Анна Стогова (ИВИ РАН/РГГУ, Москва). Читательские страхи эпохи Просвещения: история lecteur effrayé
Еще до того, как Хорас Уолпол и его последователи придумали устрашать читателей картинами мрачных готических злоключений, во французской «нехудожественной литературе» (при всей неопределенности подобного деления для раннего Нового времени) на протяжении всего XVIII столетия присутствовала фигура испуганного читателя. В текстах самого разного рода — от «Всеобщей истории от сотворения мира» до «Эссе о музыке», от «Порнографии» Ретифа ле ла Бретона до «Энциклопедии» Дидро и д’Аламбера — можно встретить предусмотрительные уведомления о том, что читателю не стоит пугаться предстоящего ему чтения. Речь идет не о готическом ужасе, а о страхе чисто интеллектуального свойства — перед сложностью, запутанностью или объемностью текста, который на первый взгляд кажется неразрывно связанным с амбициозным проектом «просвещения» публики. Действительно, если проследить историю этого «испуганного читателя» (lecteur effrayé), которого авторы стремятся как можно скорей избавить от опасений по поводу текста, который он держит в руках, мы увидим, что она довольно коротка и берет свое начало в 1680-х годах, которые Поль Азар, а за ним и многие другие исследователи, рассматривали как время распространения картезианской парадигмы и начало формирования культуры Просвещения. До этого времени авторы подобных текстов полагали, что они могут порадовать, соблазнить читателя, удовлетворить его любопытство или наскучить, но не рассматривали читательскую реакцию в категориях страха (что, конечно, не означает, что никто до 1680-х годов не пытался его читателю внушить). Страх перед текстом, который предполагают в своем читателе авторы «научно-популярной» литературы XVIII в., является несомненным свидетельством расширения круга читающей публики за счет людей, не привыкших к «серьезному» чтению, но уже успевших вкусить радостей чтения «легкого» — женщин, третьего сословия, молодежи. Историки, занимающиеся историей чтения, посвятили уже немало исследований этому вопросу. Однако описание такого опыта в категориях страха свидетельствует также и о новых коннотациях самого страха, рассмотренного в контексте рационализма и новых идеалов поведения человека.
Еще более любопытным оказывается тот факт, что у истории этой модели описания читательского опыта имеется легко распознаваемое начало.

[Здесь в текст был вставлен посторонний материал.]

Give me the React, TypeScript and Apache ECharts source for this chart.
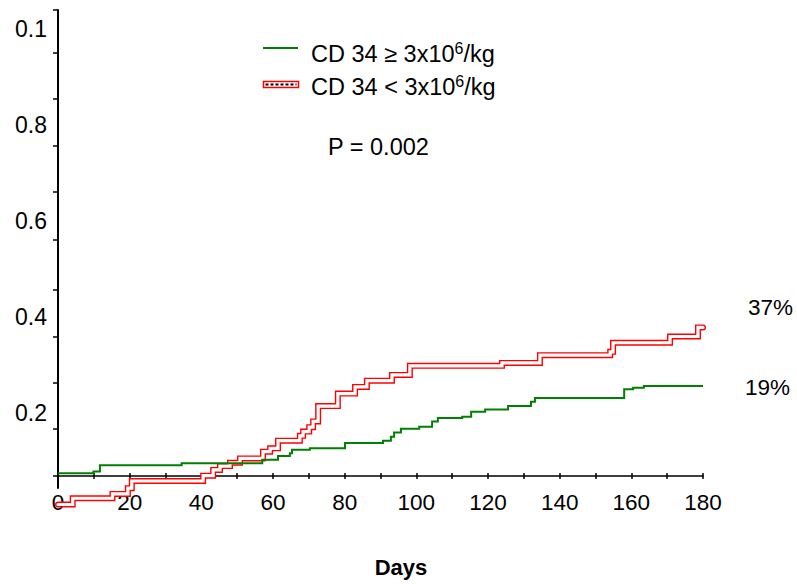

Впервые она встречается в известной (и весьма непростой для понимания) полемике двух благочестивых картезианцев, Николя Мальбранша и Антуана Арно, которая имела место во второй половине 1680-х гг. Анализ появления «испуганного читателя» в этой публичной полемике, имевшей отношение не столько к вопросам рационального поведения, сколько к метафизике, полемическому богословию, вопросам рецепции и познания окружающего мира, статуса языка и красноречия, позволяет увидеть, каким образом интеллектуальная деятельность, разновидностью которой является чтение, оказывается связана с такой «страстью души», как страх. В ходе этой полемики не просто употребляется интересующая нас риторическая конструкция, свидетельствующая о том, что читатель может быть напуган чтением, но выдвигается обвинение в намеренном его запугивании. Это означает, что в своем первом появлении фигура «испуганного читателя» подразумевала несколько иной страх, нежели тот, что может вызвать перспектива прочтения заумных текстов. Изучение контекста, в котором в этой полемике появляется уже не «испуганный», а «запуганный читатель», и, соответственно, той идеи страха, к которой могло отсылать это выражение, и будет находиться в центре внимания докладчика, равно как и последующая история, которая превратила любителя вдаваться в тонкости метафизики, запуганного двумя учеными богословами, в читателя, неуверенного в своих силах и желании прочесть сколько- нибудь серьезное сочинение.